··· GIVEN MATERIAL
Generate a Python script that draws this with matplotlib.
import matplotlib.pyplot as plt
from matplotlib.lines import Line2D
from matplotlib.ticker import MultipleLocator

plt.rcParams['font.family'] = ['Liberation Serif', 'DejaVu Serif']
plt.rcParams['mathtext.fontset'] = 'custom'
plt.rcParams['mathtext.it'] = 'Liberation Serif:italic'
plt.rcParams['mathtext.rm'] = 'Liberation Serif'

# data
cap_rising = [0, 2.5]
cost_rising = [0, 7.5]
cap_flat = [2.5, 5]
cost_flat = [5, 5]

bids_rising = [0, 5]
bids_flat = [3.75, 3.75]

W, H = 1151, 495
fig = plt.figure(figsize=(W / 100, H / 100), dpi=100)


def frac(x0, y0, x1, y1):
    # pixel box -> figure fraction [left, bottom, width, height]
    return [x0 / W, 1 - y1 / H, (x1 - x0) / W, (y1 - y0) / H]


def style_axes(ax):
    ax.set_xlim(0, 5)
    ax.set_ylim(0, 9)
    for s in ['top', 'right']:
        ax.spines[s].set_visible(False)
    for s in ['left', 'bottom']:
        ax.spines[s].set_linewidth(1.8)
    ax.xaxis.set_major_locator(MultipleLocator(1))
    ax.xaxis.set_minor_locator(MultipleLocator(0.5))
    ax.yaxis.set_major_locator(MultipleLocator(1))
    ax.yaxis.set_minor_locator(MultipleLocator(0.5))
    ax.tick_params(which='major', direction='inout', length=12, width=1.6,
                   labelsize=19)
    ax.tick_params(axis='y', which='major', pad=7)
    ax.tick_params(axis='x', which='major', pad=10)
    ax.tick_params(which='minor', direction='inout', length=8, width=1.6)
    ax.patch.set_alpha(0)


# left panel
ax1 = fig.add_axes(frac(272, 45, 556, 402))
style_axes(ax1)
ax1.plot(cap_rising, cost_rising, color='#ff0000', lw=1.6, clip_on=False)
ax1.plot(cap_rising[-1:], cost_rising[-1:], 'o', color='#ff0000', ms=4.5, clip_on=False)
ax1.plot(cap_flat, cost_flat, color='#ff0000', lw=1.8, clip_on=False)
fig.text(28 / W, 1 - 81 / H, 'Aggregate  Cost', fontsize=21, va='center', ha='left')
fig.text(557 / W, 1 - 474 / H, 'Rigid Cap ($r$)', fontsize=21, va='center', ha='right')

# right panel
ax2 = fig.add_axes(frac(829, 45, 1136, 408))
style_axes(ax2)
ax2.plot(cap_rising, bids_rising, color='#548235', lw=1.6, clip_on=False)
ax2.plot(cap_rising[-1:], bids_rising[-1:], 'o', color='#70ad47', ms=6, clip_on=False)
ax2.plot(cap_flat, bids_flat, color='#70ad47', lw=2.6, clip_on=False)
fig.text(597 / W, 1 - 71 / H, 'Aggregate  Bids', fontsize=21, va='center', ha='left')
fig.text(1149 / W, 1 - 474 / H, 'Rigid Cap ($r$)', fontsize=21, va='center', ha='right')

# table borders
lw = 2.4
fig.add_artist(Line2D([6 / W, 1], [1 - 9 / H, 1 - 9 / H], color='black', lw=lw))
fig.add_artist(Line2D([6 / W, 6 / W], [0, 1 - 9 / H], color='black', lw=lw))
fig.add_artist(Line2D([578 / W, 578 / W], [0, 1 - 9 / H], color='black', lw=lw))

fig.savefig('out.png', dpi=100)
······
_WRITTEN PROBLEM_
Reproduce all the data word for word.

_EXERCISE RESPONSE_
Generate a Python script that draws this with matplotlib.
import matplotlib.pyplot as plt
from matplotlib.lines import Line2D
from matplotlib.ticker import MultipleLocator

plt.rcParams['font.family'] = ['Liberation Serif', 'DejaVu Serif']
plt.rcParams['mathtext.fontset'] = 'custom'
plt.rcParams['mathtext.it'] = 'Liberation Serif:italic'
plt.rcParams['mathtext.rm'] = 'Liberation Serif'

# data
cap_rising = [0, 2.5]
cost_rising = [0, 7.5]
cap_flat = [2.5, 5]
cost_flat = [5, 5]

bids_rising = [0, 5]
bids_flat = [3.75, 3.75]

W, H = 1151, 495
fig = plt.figure(figsize=(W / 100, H / 100), dpi=100)


def frac(x0, y0, x1, y1):
    # pixel box -> figure fraction [left, bottom, width, height]
    return [x0 / W, 1 - y1 / H, (x1 - x0) / W, (y1 - y0) / H]


def style_axes(ax):
    ax.set_xlim(0, 5)
    ax.set_ylim(0, 9)
    for s in ['top', 'right']:
        ax.spines[s].set_visible(False)
    for s in ['left', 'bottom']:
        ax.spines[s].set_linewidth(1.8)
    ax.xaxis.set_major_locator(MultipleLocator(1))
    ax.xaxis.set_minor_locator(MultipleLocator(0.5))
    ax.yaxis.set_major_locator(MultipleLocator(1))
    ax.yaxis.set_minor_locator(MultipleLocator(0.5))
    ax.tick_params(which='major', direction='inout', length=12, width=1.6,
                   labelsize=19)
    ax.tick_params(axis='y', which='major', pad=7)
    ax.tick_params(axis='x', which='major', pad=10)
    ax.tick_params(which='minor', direction='inout', length=8, width=1.6)
    ax.patch.set_alpha(0)


# left panel
ax1 = fig.add_axes(frac(272, 45, 556, 402))
style_axes(ax1)
ax1.plot(cap_rising, cost_rising, color='#ff0000', lw=1.6, clip_on=False)
ax1.plot(cap_rising[-1:], cost_rising[-1:], 'o', color='#ff0000', ms=4.5, clip_on=False)
ax1.plot(cap_flat, cost_flat, color='#ff0000', lw=1.8, clip_on=False)
fig.text(28 / W, 1 - 81 / H, 'Aggregate  Cost', fontsize=21, va='center', ha='left')
fig.text(557 / W, 1 - 474 / H, 'Rigid Cap ($r$)', fontsize=21, va='center', ha='right')

# right panel
ax2 = fig.add_axes(frac(829, 45, 1136, 408))
style_axes(ax2)
ax2.plot(cap_rising, bids_rising, color='#548235', lw=1.6, clip_on=False)
ax2.plot(cap_rising[-1:], bids_rising[-1:], 'o', color='#70ad47', ms=6, clip_on=False)
ax2.plot(cap_flat, bids_flat, color='#70ad47', lw=2.6, clip_on=False)
fig.text(597 / W, 1 - 71 / H, 'Aggregate  Bids', fontsize=21, va='center', ha='left')
fig.text(1149 / W, 1 - 474 / H, 'Rigid Cap ($r$)', fontsize=21, va='center', ha='right')

# table borders
lw = 2.4
fig.add_artist(Line2D([6 / W, 1], [1 - 9 / H, 1 - 9 / H], color='black', lw=lw))
fig.add_artist(Line2D([6 / W, 6 / W], [0, 1 - 9 / H], color='black', lw=lw))
fig.add_artist(Line2D([578 / W, 578 / W], [0, 1 - 9 / H], color='black', lw=lw))

fig.savefig('out.png', dpi=100)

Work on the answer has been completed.